In 1856 there were settlements by Mathew Srachan, Albert Bolin, L. K. Cravath, A. Dempsey, John Maguire, and Thomas Waters. Timothy Halloran who came to Chatfield in 1856, located in Elmira in 1862. E. W. Rossman began the practice of law in Chatfield in 1877, moved to Minneapolis and in 1891 returned to Chatfield, residing in the Elmira section of that city.

The first birth in the township was that of Charles Pembroke Tatro, son of Joseph Tatro, in September, 1854. The first marriage was of Chester Wood and Martha Grant in August, 1854.

 At the organization of the township. May 11, 1858, the following officers were elected:

 Supervisors, Milo White
Chairman; E. Prindle, H. E. Potter
Assessor, W. Postin
Collector, A. D. Putnam
Justice, C. H. Stearns
Constables, W. R. Freeman. S. Cole, R. B. Kellam

A church of the United Brethren was built at an early day near the north line of the township.

A terrible accident happened on the farm of Chauncey G. B. Jones, in September, 1876. A steam thresher was operating with the usual crew of men. The boiler exploded and William Lawton, the engineer, was thrown through the top of a poplar tree about twenty feet from the ground and about eight rods from where he stood, killing him instantly. Charles Arnold, the band cutter, and William Bennett, the measurer, were instantly killed by the boiler, which was carried past the end of the separator, and Everett Jones, son of Chauncey Jones, who was feeding, was scalded and had a leg and arm broken.

A storm of rain and wind, on June 10, 1880, caused great damage to farms and crops. It was nearly a mile wide and lasted twenty minutes. A fine stone barn on the farm of Alonzo Foster was demolished and two horses killed.

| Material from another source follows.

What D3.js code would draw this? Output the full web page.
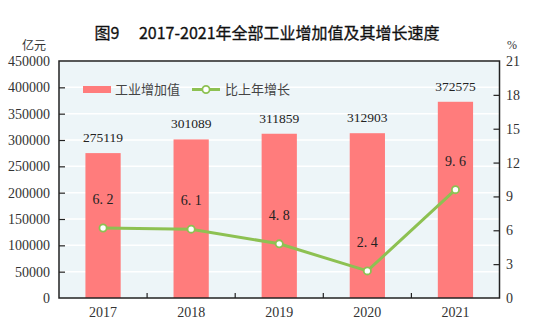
<!DOCTYPE html>
<html><head><meta charset="utf-8">
<script src="https://cdn.jsdelivr.net/npm/d3@7"></script>
<style>body{margin:0;background:#fff}svg{display:block}</style>
</head><body>
<svg id="c" width="537" height="335"></svg>
<script>
const years = ["2017","2018","2019","2020","2021"];
const valueAdded = [275119, 301089, 311859, 312903, 372575];
const growth = [6.2, 6.1, 4.8, 2.4, 9.6];
const growthLabels = ["6. 2","6. 1","4. 8","2. 4","9. 6"];
const leftTicks = [0,50000,100000,150000,200000,250000,300000,350000,400000,450000];
const rightTicks = [0,3,6,9,12,15,18,21];

const svg = d3.select("#c");
const L = 59, R = 499.5, T = 61, B = 298;
const serif = "'Liberation Serif','DejaVu Serif',serif";
const sans = "'Noto Sans CJK SC','Noto Sans',sans-serif";

const x = d3.scaleBand().domain(years).range([L, R]);
const yL = d3.scaleLinear().domain([0, 450000]).range([B, T]);
const yR = d3.scaleLinear().domain([0, 21]).range([B, T]);

svg.append("text").attr("x", 267).attr("y", 39).attr("text-anchor","middle")
  .attr("font-family", sans).attr("font-size", 16).attr("font-weight", 400).attr("fill","#111")
  .attr("stroke","#111").attr("stroke-width",0.3)
  .text("图9\u2003 2017-2021年全部工业增加值及其增长速度");

svg.append("rect").attr("x", L).attr("y", T).attr("width", R-L).attr("height", B-T).attr("fill", "#edf5f8");

svg.append("g").selectAll("line").data(leftTicks.slice(1)).join("line")
  .attr("x1", L).attr("x2", R).attr("y1", d=>yL(d)).attr("y2", d=>yL(d))
  .attr("stroke","#fff").attr("stroke-width",1.5);

// bars
const bw = x.bandwidth()*0.4;
svg.append("g").selectAll("rect").data(years).join("rect")
  .attr("x", (d)=>x(d)+x.bandwidth()/2-bw/2).attr("width", bw)
  .attr("y", (d,i)=>yL(valueAdded[i])).attr("height", (d,i)=>B-yL(valueAdded[i]))
  .attr("fill","#ff7c7c");

svg.append("g").selectAll("text").data(years).join("text")
  .attr("x", d=>x(d)+x.bandwidth()/2).attr("y", (d,i)=>yL(valueAdded[i])-11)
  .attr("text-anchor","middle").attr("font-family", serif).attr("font-size", 13.5).attr("fill","#222")
  .text((d,i)=>valueAdded[i]);

// line
const line = d3.line().x((d,i)=>x(years[i])+x.bandwidth()/2).y(d=>yR(d));
svg.append("path").datum(growth).attr("d", line).attr("fill","none")
  .attr("stroke","#8dc152").attr("stroke-width",3);
svg.append("g").selectAll("circle").data(growth).join("circle")
  .attr("cx",(d,i)=>x(years[i])+x.bandwidth()/2).attr("cy", d=>yR(d)).attr("r",3.6)
  .attr("fill","#fff").attr("stroke","#8dc152").attr("stroke-width",1.8);
svg.append("g").selectAll("text").data(growth).join("text")
  .attr("x",(d,i)=>x(years[i])+x.bandwidth()/2).attr("y", d=>yR(d)-24)
  .attr("text-anchor","middle").attr("font-family", serif).attr("font-size", 14).attr("fill","#222")
  .text((d,i)=>growthLabels[i]);

// axes frame
svg.append("rect").attr("x", L).attr("y", T).attr("width", R-L).attr("height", B-T)
  .attr("fill","none").attr("stroke","#222").attr("stroke-width",1.5);

// left axis
const gl = svg.append("g").attr("transform",`translate(${L},0)`)
  .call(d3.axisRight(yL).tickValues(leftTicks).tickSize(6).tickFormat(()=>""));
gl.select(".domain").remove();
gl.selectAll("line").attr("stroke","#222").attr("stroke-width",1.2);
gl.selectAll(".tick").filter(d=>d===0||d===450000).select("line").remove();
svg.append("g").selectAll("text").data(leftTicks).join("text")
  .attr("x", 50).attr("y", d=>yL(d)+5).attr("text-anchor","end")
  .attr("font-family", serif).attr("font-size", 14).attr("fill","#333").text(d=>d);

// right axis
const gr = svg.append("g").attr("transform",`translate(${R},0)`)
  .call(d3.axisLeft(yR).tickValues(rightTicks).tickSize(6).tickFormat(()=>""));
gr.select(".domain").remove();
gr.selectAll("line").attr("stroke","#222").attr("stroke-width",1.2);
gr.selectAll(".tick").filter(d=>d===0||d===21).select("line").remove();
svg.append("g").selectAll("text").data(rightTicks).join("text")
  .attr("x", 506).attr("y", d=>yR(d)+5).attr("text-anchor","start")
  .attr("font-family", serif).attr("font-size", 14).attr("fill","#333").text(d=>d);

// bottom axis
const gb = svg.append("g").attr("transform",`translate(0,${B})`)
  .call(d3.axisBottom(x).tickSize(0));
gb.select(".domain").remove();
gb.selectAll("text").attr("font-family", serif).attr("font-size", 14).attr("fill","#333").attr("dy", 0).attr("y", 19);
svg.append("g").selectAll("line").data(years.slice(1)).join("line")
  .attr("x1", d=>x(d)).attr("x2", d=>x(d)).attr("y1", B).attr("y2", B-5)
  .attr("stroke","#222").attr("stroke-width",1.2);

// units
svg.append("text").attr("x", 34).attr("y", 50).attr("text-anchor","middle")
  .attr("font-family", sans).attr("font-size", 12).attr("fill","#333").text("亿元");
svg.append("text").attr("x", 512).attr("y", 49).attr("text-anchor","middle")
  .attr("font-family", serif).attr("font-size", 12).attr("fill","#333").text("%");

// legend
svg.append("rect").attr("x", 83).attr("y", 86).attr("width", 28).attr("height", 7).attr("fill","#ff7c7c");
svg.append("text").attr("x", 115).attr("y", 94).attr("font-family", sans).attr("font-size", 13).attr("fill","#444").text("工业增加值");
svg.append("line").attr("x1",192).attr("x2",220).attr("y1",89.5).attr("y2",89.5).attr("stroke","#8dc152").attr("stroke-width",3);
svg.append("circle").attr("cx",206).attr("cy",89.5).attr("r",3.6).attr("fill","#fff").attr("stroke","#8dc152").attr("stroke-width",1.8);
svg.append("text").attr("x", 225).attr("y", 94).attr("font-family", sans).attr("font-size", 13).attr("fill","#444").text("比上年增长");
</script>
</body></html>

A brutal murder was perpetrated in this township in 1880. Terrence Desmond, a native of Ireland, who had lived on his farm on Section 6, since 1857, left his house on the afternoon of June 23 to cut weeds. He did not return and the next day his son notified A. A. Cady, a neighbor, of the disappearance. Mr. Cady and others made search and found the body of Desmond in the afternoon, near a spring, where, it is believed, he had been for a drink. His throat was cut from ear to ear, severing the jugular vein; there were cuts near the ear and the skull was crushed with a club that was found nearby, on which there was hair and blood. His scythe was found hanging in a tree. There had been a quarrel between Desmond and his brother-in-law. Edwin Reynolds, a neighbor and in a fight a few weeks before. Desmond had whipped Reynolds. The latter had frequently threatened to make way with Desmond. A coroner's jury failed to charge any individual with the murder, but Charles Van Allen, a boy of eighteen years, working for Desmond, was arrested and examined before Justice Laird, of Chatfield, but was discharged for lack of evidence. Reynolds was then arrested, examined before Justice S. W. Eaton, at Rochester, committed to jail and indicted at the December term of the district court. He was prosecuted by County Attorney Eckholdt and Attorney General Start and defended by C. Kingsley of Chatfield and R. A. Jones, of Rochester. The jury disagreed, standing one for conviction to eleven for acquittal. Reynolds was held to bail, but not retried and the indictment against him was dismissed. Nothing further was found out and the case remains a repetition of the old saying that "murder will out."

The state census of 1905 states the population of the township as 577.